Raw records =>
··········
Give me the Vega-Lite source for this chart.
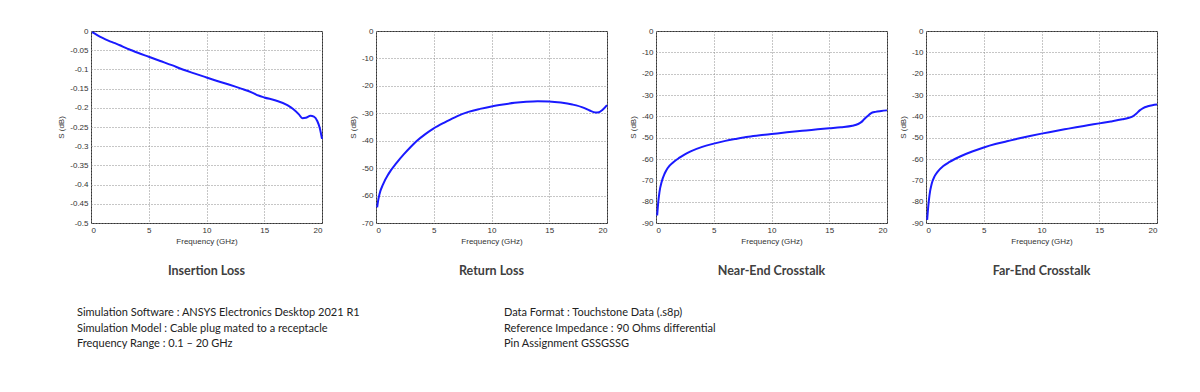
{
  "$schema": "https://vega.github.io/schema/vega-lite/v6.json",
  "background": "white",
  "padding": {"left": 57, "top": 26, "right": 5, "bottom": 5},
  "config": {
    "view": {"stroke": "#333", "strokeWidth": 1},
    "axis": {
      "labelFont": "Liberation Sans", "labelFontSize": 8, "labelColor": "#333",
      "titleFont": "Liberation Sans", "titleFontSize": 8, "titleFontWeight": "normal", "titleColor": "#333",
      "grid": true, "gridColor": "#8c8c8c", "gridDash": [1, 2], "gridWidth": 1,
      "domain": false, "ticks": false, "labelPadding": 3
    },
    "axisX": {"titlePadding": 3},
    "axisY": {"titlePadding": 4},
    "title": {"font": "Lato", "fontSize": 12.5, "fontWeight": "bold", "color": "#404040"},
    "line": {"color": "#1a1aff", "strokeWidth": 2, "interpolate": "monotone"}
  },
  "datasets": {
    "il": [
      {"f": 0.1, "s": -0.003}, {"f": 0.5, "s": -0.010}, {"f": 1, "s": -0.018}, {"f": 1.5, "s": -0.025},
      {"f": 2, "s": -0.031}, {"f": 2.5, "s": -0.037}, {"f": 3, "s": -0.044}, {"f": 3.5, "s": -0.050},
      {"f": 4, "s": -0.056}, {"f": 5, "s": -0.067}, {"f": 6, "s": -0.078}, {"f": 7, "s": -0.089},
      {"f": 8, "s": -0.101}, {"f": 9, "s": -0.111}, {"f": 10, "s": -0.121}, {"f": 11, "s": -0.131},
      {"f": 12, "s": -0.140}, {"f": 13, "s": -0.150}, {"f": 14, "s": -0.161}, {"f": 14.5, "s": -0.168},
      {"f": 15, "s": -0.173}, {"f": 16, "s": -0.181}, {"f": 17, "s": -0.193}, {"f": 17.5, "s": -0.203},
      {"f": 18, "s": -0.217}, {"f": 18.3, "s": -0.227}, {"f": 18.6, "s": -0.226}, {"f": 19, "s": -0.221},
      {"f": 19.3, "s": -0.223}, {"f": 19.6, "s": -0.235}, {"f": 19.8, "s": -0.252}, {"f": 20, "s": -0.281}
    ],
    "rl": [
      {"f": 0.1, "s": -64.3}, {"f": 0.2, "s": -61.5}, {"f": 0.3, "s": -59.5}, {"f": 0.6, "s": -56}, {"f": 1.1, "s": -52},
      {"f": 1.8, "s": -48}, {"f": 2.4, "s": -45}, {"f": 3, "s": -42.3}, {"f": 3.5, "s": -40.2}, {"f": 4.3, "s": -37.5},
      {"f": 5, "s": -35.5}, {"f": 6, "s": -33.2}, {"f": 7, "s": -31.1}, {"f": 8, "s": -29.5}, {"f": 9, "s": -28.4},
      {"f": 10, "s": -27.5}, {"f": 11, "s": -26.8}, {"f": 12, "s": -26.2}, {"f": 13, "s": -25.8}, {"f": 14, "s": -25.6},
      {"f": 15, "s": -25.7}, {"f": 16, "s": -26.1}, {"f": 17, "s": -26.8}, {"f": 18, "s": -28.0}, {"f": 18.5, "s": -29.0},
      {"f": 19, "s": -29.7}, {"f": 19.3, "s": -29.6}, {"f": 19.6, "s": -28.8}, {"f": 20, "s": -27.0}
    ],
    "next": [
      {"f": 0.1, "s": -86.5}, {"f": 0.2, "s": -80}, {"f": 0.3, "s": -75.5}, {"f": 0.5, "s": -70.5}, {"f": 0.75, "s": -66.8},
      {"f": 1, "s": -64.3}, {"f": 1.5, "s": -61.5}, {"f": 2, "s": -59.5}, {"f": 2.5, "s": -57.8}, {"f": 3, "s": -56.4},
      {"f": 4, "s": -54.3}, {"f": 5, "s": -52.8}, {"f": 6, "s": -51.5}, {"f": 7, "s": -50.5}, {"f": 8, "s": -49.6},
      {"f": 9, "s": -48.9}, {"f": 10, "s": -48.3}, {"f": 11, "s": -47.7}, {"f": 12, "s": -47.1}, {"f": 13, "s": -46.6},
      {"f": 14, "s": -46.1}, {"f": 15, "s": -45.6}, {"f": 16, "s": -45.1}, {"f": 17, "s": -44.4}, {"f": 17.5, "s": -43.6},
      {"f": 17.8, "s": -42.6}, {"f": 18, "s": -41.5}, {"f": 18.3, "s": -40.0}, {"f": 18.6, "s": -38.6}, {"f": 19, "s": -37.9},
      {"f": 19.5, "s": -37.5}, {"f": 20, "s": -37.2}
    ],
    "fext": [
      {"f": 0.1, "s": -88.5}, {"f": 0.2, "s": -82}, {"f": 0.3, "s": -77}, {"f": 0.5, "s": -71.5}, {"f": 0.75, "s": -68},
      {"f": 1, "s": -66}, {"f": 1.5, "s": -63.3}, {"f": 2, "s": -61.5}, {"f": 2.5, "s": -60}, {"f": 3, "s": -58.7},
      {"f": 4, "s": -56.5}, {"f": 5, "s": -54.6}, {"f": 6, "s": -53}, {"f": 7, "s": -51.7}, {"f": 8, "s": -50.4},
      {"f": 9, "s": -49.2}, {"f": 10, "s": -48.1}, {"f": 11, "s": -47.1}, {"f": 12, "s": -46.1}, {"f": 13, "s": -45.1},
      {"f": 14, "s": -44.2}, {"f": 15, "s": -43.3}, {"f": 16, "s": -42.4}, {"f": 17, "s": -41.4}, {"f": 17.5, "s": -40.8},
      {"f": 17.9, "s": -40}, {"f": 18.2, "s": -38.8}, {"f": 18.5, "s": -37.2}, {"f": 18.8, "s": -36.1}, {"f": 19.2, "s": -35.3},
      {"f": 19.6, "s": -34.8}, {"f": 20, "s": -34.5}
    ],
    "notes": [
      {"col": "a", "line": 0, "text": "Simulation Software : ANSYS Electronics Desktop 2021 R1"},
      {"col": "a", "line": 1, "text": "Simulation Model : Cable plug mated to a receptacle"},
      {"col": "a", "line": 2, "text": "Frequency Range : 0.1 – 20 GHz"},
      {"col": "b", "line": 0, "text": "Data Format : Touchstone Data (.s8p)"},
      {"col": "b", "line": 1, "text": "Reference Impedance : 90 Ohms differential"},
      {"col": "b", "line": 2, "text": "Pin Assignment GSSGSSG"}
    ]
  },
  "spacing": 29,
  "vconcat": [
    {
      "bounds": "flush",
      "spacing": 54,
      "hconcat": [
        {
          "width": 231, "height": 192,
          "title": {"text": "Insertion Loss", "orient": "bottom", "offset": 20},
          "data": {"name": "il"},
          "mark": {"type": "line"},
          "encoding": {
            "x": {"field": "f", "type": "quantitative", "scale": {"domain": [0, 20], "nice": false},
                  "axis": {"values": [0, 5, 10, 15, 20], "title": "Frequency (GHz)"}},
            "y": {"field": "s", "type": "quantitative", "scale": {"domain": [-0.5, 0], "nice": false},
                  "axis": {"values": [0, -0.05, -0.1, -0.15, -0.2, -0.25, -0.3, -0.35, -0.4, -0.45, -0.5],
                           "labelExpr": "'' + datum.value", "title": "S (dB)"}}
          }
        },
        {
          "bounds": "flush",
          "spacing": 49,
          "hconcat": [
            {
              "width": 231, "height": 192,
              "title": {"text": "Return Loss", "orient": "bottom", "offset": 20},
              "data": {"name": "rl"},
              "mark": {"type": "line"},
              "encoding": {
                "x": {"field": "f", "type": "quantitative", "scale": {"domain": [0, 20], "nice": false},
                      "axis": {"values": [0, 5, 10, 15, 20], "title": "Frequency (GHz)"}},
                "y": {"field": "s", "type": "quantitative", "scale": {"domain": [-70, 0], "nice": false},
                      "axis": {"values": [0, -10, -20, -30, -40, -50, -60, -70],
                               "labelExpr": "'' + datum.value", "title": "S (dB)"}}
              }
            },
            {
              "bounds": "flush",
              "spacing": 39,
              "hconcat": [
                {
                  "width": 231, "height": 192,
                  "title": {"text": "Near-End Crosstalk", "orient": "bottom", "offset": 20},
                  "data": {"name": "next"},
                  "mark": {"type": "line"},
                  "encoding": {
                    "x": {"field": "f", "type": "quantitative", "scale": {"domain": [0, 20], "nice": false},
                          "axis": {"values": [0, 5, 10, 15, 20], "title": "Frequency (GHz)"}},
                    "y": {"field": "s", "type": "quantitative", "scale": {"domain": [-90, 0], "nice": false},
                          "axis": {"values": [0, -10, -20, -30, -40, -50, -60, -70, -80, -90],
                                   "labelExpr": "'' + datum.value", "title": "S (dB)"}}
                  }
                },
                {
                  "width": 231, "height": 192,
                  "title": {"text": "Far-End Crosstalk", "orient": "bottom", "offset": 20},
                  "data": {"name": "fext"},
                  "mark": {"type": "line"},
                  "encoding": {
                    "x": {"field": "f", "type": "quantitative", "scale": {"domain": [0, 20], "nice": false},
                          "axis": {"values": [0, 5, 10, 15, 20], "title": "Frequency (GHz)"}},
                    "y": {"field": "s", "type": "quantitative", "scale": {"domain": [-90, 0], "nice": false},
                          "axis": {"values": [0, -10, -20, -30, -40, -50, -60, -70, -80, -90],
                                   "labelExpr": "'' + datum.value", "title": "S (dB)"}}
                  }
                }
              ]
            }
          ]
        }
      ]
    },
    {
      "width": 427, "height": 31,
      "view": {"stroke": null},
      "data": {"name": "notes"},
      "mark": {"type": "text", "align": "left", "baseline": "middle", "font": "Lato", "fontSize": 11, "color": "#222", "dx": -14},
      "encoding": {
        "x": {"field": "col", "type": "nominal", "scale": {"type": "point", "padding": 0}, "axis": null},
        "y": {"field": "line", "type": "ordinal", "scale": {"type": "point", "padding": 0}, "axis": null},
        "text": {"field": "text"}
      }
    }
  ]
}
··········
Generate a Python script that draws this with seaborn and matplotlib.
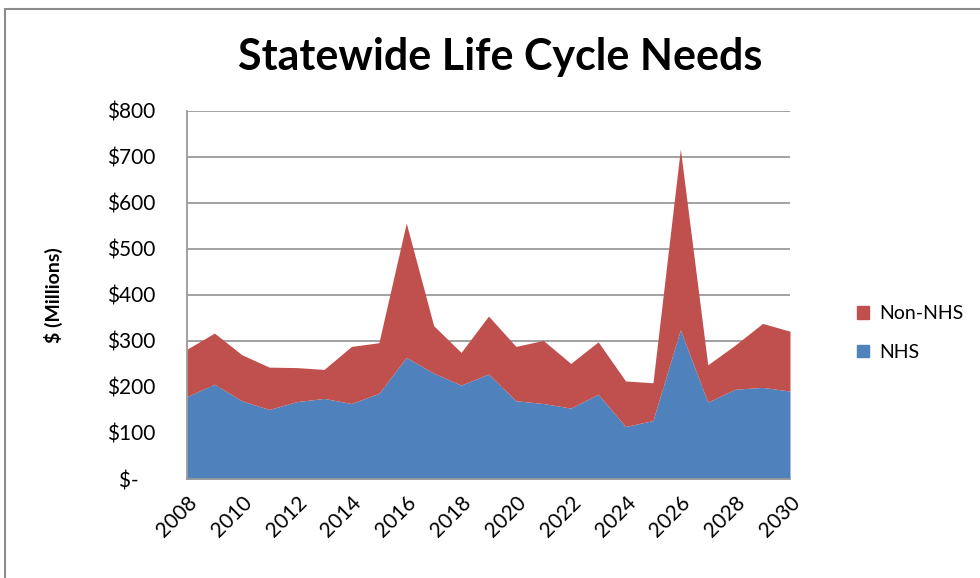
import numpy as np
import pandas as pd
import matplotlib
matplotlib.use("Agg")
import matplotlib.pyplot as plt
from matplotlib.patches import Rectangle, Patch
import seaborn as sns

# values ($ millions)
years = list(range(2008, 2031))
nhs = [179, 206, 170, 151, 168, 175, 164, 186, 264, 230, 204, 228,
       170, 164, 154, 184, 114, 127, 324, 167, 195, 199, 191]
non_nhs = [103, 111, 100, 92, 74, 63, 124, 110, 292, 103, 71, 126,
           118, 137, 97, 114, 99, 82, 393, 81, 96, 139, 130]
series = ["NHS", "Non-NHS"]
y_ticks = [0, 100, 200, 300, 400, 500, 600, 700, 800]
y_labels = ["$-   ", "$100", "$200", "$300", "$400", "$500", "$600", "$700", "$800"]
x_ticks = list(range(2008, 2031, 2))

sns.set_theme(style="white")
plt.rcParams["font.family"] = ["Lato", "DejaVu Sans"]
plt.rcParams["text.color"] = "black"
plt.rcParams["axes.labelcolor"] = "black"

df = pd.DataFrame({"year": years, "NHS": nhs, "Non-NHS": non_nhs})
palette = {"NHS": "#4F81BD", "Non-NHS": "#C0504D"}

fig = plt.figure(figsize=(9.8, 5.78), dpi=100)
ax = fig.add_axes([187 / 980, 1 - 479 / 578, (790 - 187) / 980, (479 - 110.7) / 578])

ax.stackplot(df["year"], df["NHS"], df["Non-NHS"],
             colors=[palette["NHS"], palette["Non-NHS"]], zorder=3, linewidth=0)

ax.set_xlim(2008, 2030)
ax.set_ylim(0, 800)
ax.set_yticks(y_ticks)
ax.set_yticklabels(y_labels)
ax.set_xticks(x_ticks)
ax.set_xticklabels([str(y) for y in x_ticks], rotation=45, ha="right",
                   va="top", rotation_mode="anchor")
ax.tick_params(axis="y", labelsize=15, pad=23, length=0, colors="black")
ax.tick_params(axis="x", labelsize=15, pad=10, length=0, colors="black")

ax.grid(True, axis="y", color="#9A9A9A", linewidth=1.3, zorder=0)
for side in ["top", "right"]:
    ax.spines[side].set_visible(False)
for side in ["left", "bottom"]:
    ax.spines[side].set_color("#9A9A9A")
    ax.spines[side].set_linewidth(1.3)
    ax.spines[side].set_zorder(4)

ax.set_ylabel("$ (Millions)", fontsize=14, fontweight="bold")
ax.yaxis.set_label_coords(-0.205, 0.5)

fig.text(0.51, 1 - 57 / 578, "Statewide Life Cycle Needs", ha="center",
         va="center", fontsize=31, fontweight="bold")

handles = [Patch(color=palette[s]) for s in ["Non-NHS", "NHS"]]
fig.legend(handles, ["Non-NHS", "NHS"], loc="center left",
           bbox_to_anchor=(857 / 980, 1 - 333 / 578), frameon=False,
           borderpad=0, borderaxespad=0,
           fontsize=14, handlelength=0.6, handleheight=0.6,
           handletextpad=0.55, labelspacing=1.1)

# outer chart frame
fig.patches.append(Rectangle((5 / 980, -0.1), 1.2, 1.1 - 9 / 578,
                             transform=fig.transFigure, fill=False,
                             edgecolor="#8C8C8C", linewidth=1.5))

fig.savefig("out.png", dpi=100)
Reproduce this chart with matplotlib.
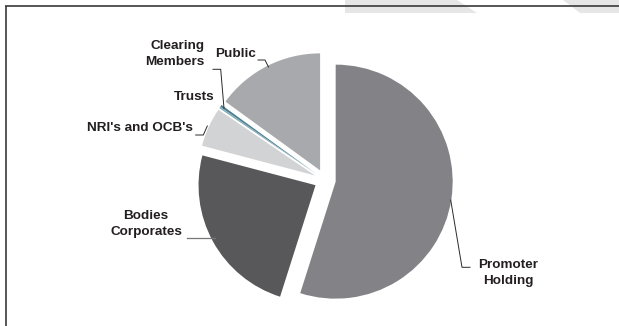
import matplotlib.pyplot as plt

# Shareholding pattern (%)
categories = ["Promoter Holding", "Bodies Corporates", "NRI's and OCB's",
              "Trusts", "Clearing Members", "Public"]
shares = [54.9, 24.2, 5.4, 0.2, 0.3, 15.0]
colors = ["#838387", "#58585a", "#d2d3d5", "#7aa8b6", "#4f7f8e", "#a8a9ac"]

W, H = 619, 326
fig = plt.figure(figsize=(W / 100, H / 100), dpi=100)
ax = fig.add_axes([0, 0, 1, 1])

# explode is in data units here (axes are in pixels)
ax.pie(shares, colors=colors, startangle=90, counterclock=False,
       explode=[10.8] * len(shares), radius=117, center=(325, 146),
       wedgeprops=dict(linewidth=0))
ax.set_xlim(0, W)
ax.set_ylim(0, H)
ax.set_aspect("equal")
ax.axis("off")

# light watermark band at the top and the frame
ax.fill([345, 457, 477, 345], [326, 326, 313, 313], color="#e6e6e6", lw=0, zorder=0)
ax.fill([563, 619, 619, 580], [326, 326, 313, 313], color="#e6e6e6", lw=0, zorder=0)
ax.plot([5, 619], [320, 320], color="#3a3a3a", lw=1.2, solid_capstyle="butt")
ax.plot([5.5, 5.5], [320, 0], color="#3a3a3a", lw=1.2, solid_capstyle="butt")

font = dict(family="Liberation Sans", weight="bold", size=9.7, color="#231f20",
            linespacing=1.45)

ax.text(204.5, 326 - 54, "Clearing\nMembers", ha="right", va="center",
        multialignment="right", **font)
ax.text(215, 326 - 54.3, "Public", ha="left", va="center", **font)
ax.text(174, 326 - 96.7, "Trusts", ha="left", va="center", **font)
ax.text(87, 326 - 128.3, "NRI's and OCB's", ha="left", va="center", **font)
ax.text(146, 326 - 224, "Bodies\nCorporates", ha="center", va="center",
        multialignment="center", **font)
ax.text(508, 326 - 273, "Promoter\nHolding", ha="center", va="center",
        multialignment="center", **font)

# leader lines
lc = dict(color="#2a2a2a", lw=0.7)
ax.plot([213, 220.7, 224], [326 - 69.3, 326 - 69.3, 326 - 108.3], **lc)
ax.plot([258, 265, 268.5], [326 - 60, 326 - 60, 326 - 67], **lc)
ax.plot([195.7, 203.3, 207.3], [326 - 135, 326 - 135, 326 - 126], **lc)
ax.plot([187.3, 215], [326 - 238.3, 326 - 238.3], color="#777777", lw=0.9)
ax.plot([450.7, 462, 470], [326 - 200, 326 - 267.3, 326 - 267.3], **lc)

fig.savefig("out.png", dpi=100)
··········
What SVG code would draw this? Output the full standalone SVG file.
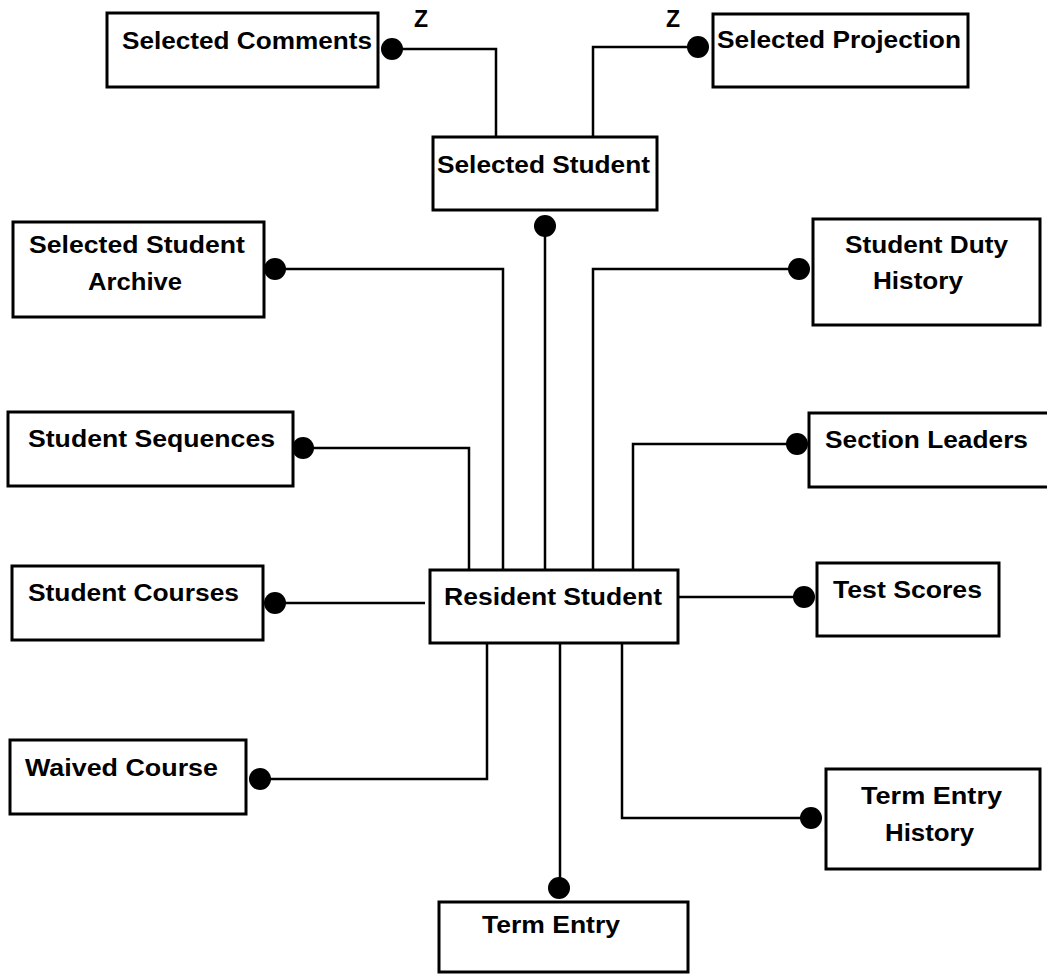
··········
Task brief =>
Go up to the line with "Generate a Python" and retype exactly from there through the line with "import seaborn as sns". Leave out pictures.

Reply =>
Generate a Python script that draws this with seaborn and matplotlib.
import numpy as np
import pandas as pd
import matplotlib
matplotlib.use("Agg")
import matplotlib.pyplot as plt
from matplotlib.patches import Rectangle, Patch
import seaborn as sns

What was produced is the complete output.